Name: David Hugh Holmes 
Rank/Branch: Lieutenant Colonel/US Air Force 
Unit: 22nd Tactical Air Support Squadron 
DaNang Airbase, South Vietnam 

Date of Birth: 26 March 1938
Home of Record: Belmont, MA 
Date of Loss: 15 March 1966
Country of Loss: Laos
Loss  Coordinates: 164548N 1060821E (XD214536)
Click coordinates to view maps

Status in 1973: Missing in Action
Category: 2
Aircraft/Vehicle/Ground: O1E "Bird Dog"
Other Personnel in Incident: (none missing) 


SYNOPSIS:  The Cessna O1E Bird Dog was used extensively in the early years of the Vietnam war as a Forward Air Controller (FAC) because it could provide low, close visual reconnaissance and target marking which enabled armed aircraft or ground troops to close in on the enemy. The O1E was feared by the Communists because they knew that opening fire on it would expose their location and invite attack by fighters controlled by the slowly circling Bird Dog. The enemy became bold, however, when they felt their position was compromised and attacked the little aircraft with a vengeance in order to lessen the accuracy of an impending strike.

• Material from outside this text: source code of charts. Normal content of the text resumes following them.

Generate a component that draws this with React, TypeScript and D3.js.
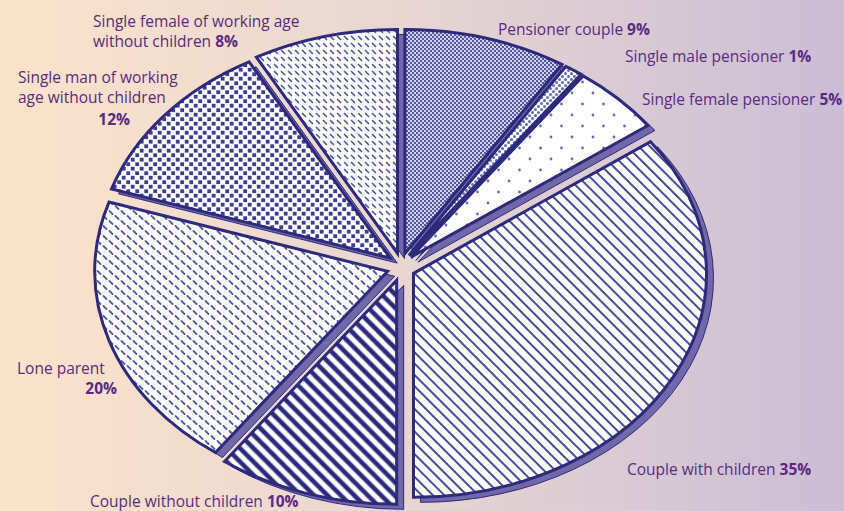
import React from "react";
import * as d3 from "d3";

const categories = [
  "Pensioner couple",
  "Single male pensioner",
  "Single female pensioner",
  "Couple with children",
  "Couple without children",
  "Lone parent",
  "Single man of working age without children",
  "Single female of working age without children",
];
const shares = [9, 1, 5, 35, 10, 20, 12, 8];
const shareLabels = ["9%", "1%", "5%", "35%", "10%", "20%", "12%", "8%"];

const W = 844;
const H = 511;
const NAVY = "#2d2a7c";
const TEXT = "#5a2a80";
const SHADOW = "#7068a8";

export default function App() {
  const cx = 401, cy = 267, rx = 293, ry = 224, explode = 14;
  const shX = 7, shY = 5;
  const arcs = d3.pie<number>().sort(null).value((d) => d)(shares);
  const pat = ["pc", "smp", "sfp", "cc", "cw", "lp", "sm", "sf"];

  const slicePath = (a0: number, a1: number, ox: number, oy: number) => {
    const px = (a: number) => cx + ox + rx * Math.sin(a);
    const py = (a: number) => cy + oy - ry * Math.cos(a);
    return `M${cx + ox},${cy + oy}L${px(a0)},${py(a0)}A${rx},${ry} 0 ${a1 - a0 > Math.PI ? 1 : 0} 1 ${px(a1)},${py(a1)}Z`;
  };
  const off = (a: any) => {
    const m = (a.startAngle + a.endAngle) / 2;
    return [explode * Math.sin(m), -explode * Math.cos(m)];
  };

  const font = "'Open Sans', sans-serif";
  const fs = 15.5;
  const label = (x: number, y: number, txt: string, pct: string, anchor = "start") => (
    <text x={x} y={y} fontFamily={font} fontSize={fs} fill={TEXT} textAnchor={anchor}>
      {txt}
      {pct && <tspan fontWeight="bold">{pct}</tspan>}
    </text>
  );

  return (
    <svg width={W} height={H} style={{ position: "absolute", left: 0, top: 0 }}>
      <defs>
        <linearGradient id="bg" x1="0" x2="1" y1="0" y2="0">
          <stop offset="0" stopColor="#fde3cb" />
          <stop offset="0.5" stopColor="#e6d5d2" />
          <stop offset="1" stopColor="#cbbdd6" />
        </linearGradient>
        <pattern id="pc" width="4" height="4" patternUnits="userSpaceOnUse">
          <rect width="4" height="4" fill="#d3d4ec" />
          <rect width="2" height="2" fill="#55549f" />
          <rect x="2" y="2" width="2" height="2" fill="#55549f" />
        </pattern>
        <pattern id="smp" width="6" height="6" patternUnits="userSpaceOnUse">
          <rect width="6" height="6" fill="#ffffff" />
          <circle cx="1.5" cy="1.5" r="1.5" fill="#6a6aae" />
          <circle cx="4.5" cy="4.5" r="1.5" fill="#6a6aae" />
        </pattern>
        <pattern id="sfp" width="21" height="22" patternUnits="userSpaceOnUse">
          <rect width="21" height="22" fill="#ffffff" />
          <circle cx="5" cy="5" r="1.4" fill="#6d6db2" />
          <circle cx="15.5" cy="16" r="1.4" fill="#6d6db2" />
        </pattern>
        <pattern id="cc" width="8" height="8" patternUnits="userSpaceOnUse" patternTransform="rotate(45)">
          <rect width="8" height="8" fill="#ffffff" />
          <line x1="0" y1="4" x2="8" y2="4" stroke="#4a4a9c" strokeWidth="2" />
        </pattern>
        <pattern id="cw" width="9.5" height="9.5" patternUnits="userSpaceOnUse" patternTransform="rotate(45)">
          <rect width="9.5" height="9.5" fill="#ffffff" />
          <line x1="0" y1="4.75" x2="9.5" y2="4.75" stroke={NAVY} strokeWidth="4.6" />
        </pattern>
        <pattern id="lp" width="12" height="10" patternUnits="userSpaceOnUse">
          <rect width="12" height="10" fill="#ffffff" />
          <line x1="1.5" y1="1" x2="4.5" y2="4" stroke="#5a5aa6" strokeWidth="1.8" strokeLinecap="round" />
          <line x1="7.5" y1="6" x2="10.5" y2="9" stroke="#5a5aa6" strokeWidth="1.8" strokeLinecap="round" />
        </pattern>
        <pattern id="sm" width="9" height="9" patternUnits="userSpaceOnUse">
          <rect width="9" height="9" fill="#ffffff" />
          <rect x="0.3" y="0.3" width="3.8" height="3.8" fill="#3e3c8e" />
          <rect x="4.8" y="4.8" width="3.8" height="3.8" fill="#3e3c8e" />
        </pattern>
        <pattern id="sf" width="7" height="7" patternUnits="userSpaceOnUse">
          <rect width="7" height="7" fill="#ffffff" />
          <line x1="1.5" y1="1.5" x2="4.5" y2="4.5" stroke="#5757a4" strokeWidth="1.7" strokeLinecap="round" />
        </pattern>
      </defs>
      <rect width={W} height={H} fill="url(#bg)" />
      <g>
        {arcs.map((a, i) => {
          const [ox, oy] = off(a);
          return (
            <path
              key={"s" + i}
              d={slicePath(a.startAngle, a.endAngle, ox + shX, oy + shY)}
              fill={SHADOW}
              stroke={NAVY}
              strokeWidth={1}
              strokeLinejoin="round"
            />
          );
        })}
        {arcs.map((a, i) => {
          const [ox, oy] = off(a);
          return (
            <path
              key={"p" + i}
              d={slicePath(a.startAngle, a.endAngle, ox, oy)}
              fill={`url(#${pat[i]})`}
              stroke={NAVY}
              strokeWidth={3}
              strokeLinejoin="miter"
            >
              <title>{categories[i]}</title>
            </path>
          );
        })}
      </g>
      {label(498, 35, "Pensioner couple ", shareLabels[0])}
      {label(625, 62, "Single male pensioner ", shareLabels[1])}
      {label(642, 105, "Single female pensioner ", shareLabels[2])}
      {label(627, 475, "Couple with children ", shareLabels[3])}
      {label(90, 507, "Couple without children ", shareLabels[4])}
      {label(17, 374, "Lone parent", "")}
      {label(117, 394, "", shareLabels[5], "end")}
      {label(18, 83, "Single man of working", "")}
      {label(18, 103, "age without children", "")}
      {label(130, 125, "", shareLabels[6], "end")}
      {label(93, 27, "Single female of working age", "")}
      {label(93, 47, "without children ", shareLabels[7])}
    </svg>
  );
}
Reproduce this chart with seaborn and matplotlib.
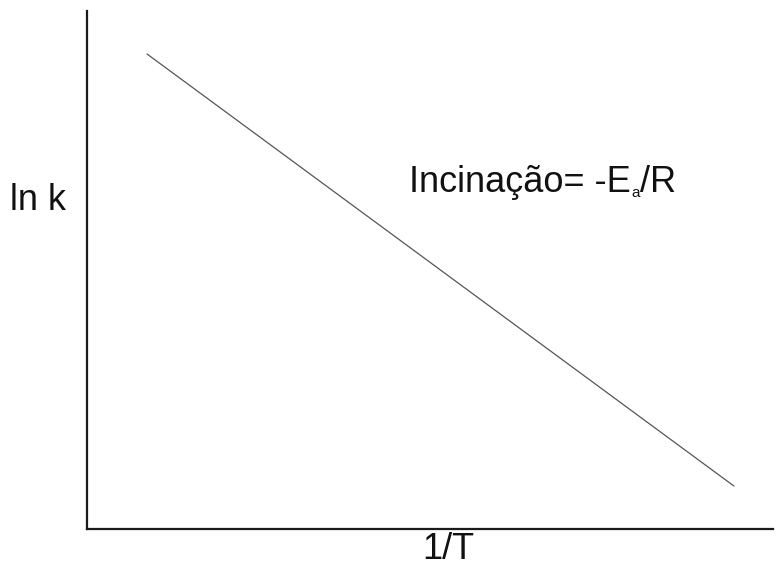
import matplotlib
matplotlib.use("Agg")
import matplotlib.pyplot as plt
import seaborn as sns
import pandas as pd

# Arrhenius plot: ln k against 1/T (arbitrary units)
inv_T = [0.0875, 0.943]
ln_k = [0.917, 0.083]
slope_parts = ["Incinação= -E", "a", "/R"]
x_label = "1/T"
y_label = "ln k"

sns.set_style("white")
plt.rcParams["font.family"] = ["Liberation Sans", "DejaVu Sans"]

df = pd.DataFrame({"inv_T": inv_T, "ln_k": ln_k})

fig = plt.figure(figsize=(7.84, 5.65), dpi=100)
ax = fig.add_axes([87 / 784, 1 - 529 / 565, 686 / 784, 518 / 565])

sns.lineplot(data=df, x="inv_T", y="ln_k", ax=ax, color="#555555", linewidth=0.9)

ax.set_xlim(0, 1)
ax.set_ylim(0, 1)
ax.set_xticks([])
ax.set_yticks([])
sns.despine(ax=ax)
for side in ("left", "bottom"):
    ax.spines[side].set_color("#1a1a1a")
    ax.spines[side].set_linewidth(1.6)

ax.set_xlabel(x_label, fontsize=26, va="top", ha="center", color="#111111")
ax.xaxis.set_label_coords(0.526, -0.006)
ax.set_ylabel(y_label, fontsize=26, rotation=0, va="center", ha="center",
              color="#111111")
ax.yaxis.set_label_coords(-0.071, 0.635)

# slope annotation with a small, lowered subscript "a"
base_x, base_y = 0.469, 0.65
main = ax.text(base_x, base_y, slope_parts[0], fontsize=26, ha="left",
               va="baseline", transform=ax.transAxes, color="#111111")
fig.canvas.draw()
inv = ax.transAxes.inverted()
x_end = inv.transform(main.get_window_extent().p1)[0]
sub = ax.text(x_end + 0.001, base_y - 0.010, slope_parts[1], fontsize=11,
              ha="left", va="baseline", transform=ax.transAxes, color="#111111")
fig.canvas.draw()
x_end = inv.transform(sub.get_window_extent().p1)[0]
ax.text(x_end, base_y, slope_parts[2], fontsize=26, ha="left",
        va="baseline", transform=ax.transAxes, color="#111111")

fig.savefig("out.png", dpi=100, facecolor="white")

On 15 March 1966, then Capt. David H. Holmes was the pilot of an O1E "Bird Dog," call sign "Hound Dog 54, " on a Forward Air Control (FAC) mission on the east side of the of the Se Nam Kok River Valley approximately 11 miles northwest of Tchepone, Savannakhet Province. Laos, in the operational area code named "ECHO." At 1435 hours, Capt. Holmes was flying over a large concentration of NVA troops who were maintaining a truck park along the Ho Chi Minh Trail when his aircraft was struck by ground fire from at least one of the 6 gun emplacements - 3 anti-aircraft artillery (AAA) and 3 automatic weapons - which were located in the same area. His Bird Dog crashed into the foliage on the east side of the Se Nam Kok River Valley about 300 meters from the village of Ban Keng Khan Kao.

A second FAC, call sign "Hound Dog 50," who was operating in the same general area was dispatched to investigate the crash site. He observed Capt. Holmes sitting in the cockpit of his aircraft, apparently unconscious. Hound Dog 50 also observed an OV1A Mohawk flown by Major Glenn McElroy and Capt. Mike Nash enter a line of anti-aircraft fire from the NVA gun emplacements, crash and burn on the west side of the same valley.

A flight of F-4 Phantoms, call sign "Oxwood 95," and A1E Skyraiders were called into the battle area because of the enemy troops and gun emplacements. They continuously bomb and strafed the area for 4 to 5 hours that afternoon. Because of the constant hostile threat in the area, no ground inspection of either crash site was possible. While the fighters kept enemy troops occupied, numerous photo runs and search and rescue (SAR) missions were flown over the wreckage searching for any sign of the downed crew.

On 16 March, a search team was inserted into the Se Nam Kok River Valley. While inspecting the crash site of Capt. Holmes' Bird Dog, they found the cockpit empty. Their report stated David Holmes was either removed from the aircraft or left it under his own power.

Over the next six days emergency radio signals were heard on four separate occasions. Even though all three missing Americans carried emergency radios, it was believed the signals were initiated by enemy troops trying to sucker in rescue forces because voice contact could not be established. David H. Holmes was immediately listed Missing in Action.

Capt. Holmes is among the nearly 600 Americans who disappeared in Laos. Many of these men were known to be alive on the ground. The Laotians admitted holding "tens of tens" of American Prisoners of War, but these men were never negotiated for either by direct negotiations between our countries or through the Paris Peace Accords which ended the Vietnam War since the Laotians were not a party to that agreement.

Since the end of the Vietnam War well over 20,000 reports of American prisoners, missing1 and otherwise unaccounted for have been received by our government. Many of these reports document LIVE American Prisoners of War remaining captive throughout Southeast Asia TODAY.

Pilots and aircrews in Vietnam and Laos were called upon to fly in many dangerous circumstances, and they were prepared to be wounded, killed or captured. It probably never occurred to them that they could be abandoned by the country they so proudly served.